We were never lost. Just a little uncertain. But then the muddy ruts of all-terrain vehicles began marking the way and we knew we were back in civilization. Then, through the trees, we saw Mountain Pond.
It's a small, beautiful place. And the people who come to visit it have been quite generous in leaving their trash behind as a memento of their visit. Along one section of the trail, it was as if Hansel and Gretel had marked their way through the woods by leaving empty Red Bull cans every 10 feet.
The trail crosses Long Ridge Road and loops behind Eureka Reservoir. There we heard a red-eyed vireo singing. (You never see red-eyed vireos. They like to taunt you, always staying 10 trees away.)

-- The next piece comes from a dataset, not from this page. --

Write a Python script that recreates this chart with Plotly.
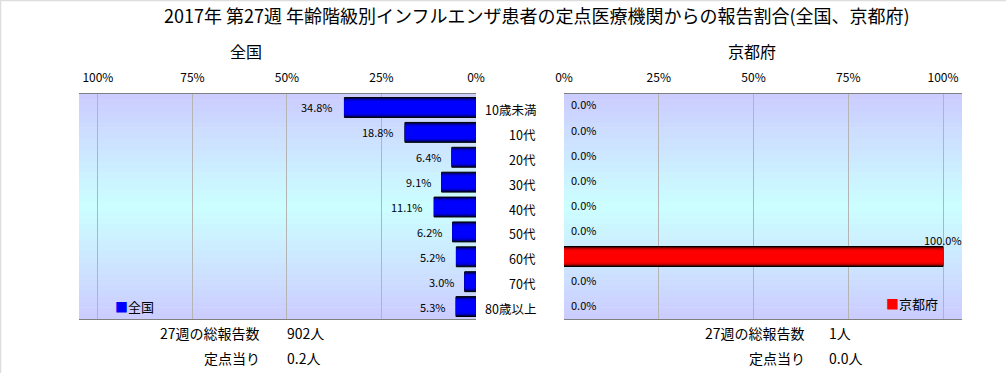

And then, we saw the first yellow-and-red Ives Trail signs, posted on the trees at the northern end of the reservoir - proof we were nearing Tarrywile Park.
After an uphill climb, we left the woods to walk along one of the park's beautiful meadows, with dragonflies flitting from one grass stalk to another. After walking for a couple of hours in the dark green canopy of the woods, the light on the field, even on a gray day, made you open your eyes and look around.
The hayfields yielded to thickets of non-native invasive plants - barberry, multi-flora rose and bittersweet in groves and stands - then to another meadow, where catbirds and sparrows scattered at our arrival, and both a rabbit and deer hopped away.
On one uphill stretch back into the woods, I suddenly realized how tired my legs were. I adopted the "take 10 steps and stop for long breaths" pace of Alpine climbers. And I got to the top.
Then we turned and saw Tarrywile Pond, and knew we were close to our destination - the park's parking lot. We saw the first people of the day - two park workmen - and shouted hello.
The walk took us about three-and-a-half hours, a reasonable pace for one person (me) who is slow of step and occasionally short of breath. But walking back to our cars, I saw the path, marked by Ives Trail signs, leading away toward to the south and west.
It was not supposed to rain tomorrow. Maybe, just occasional showers.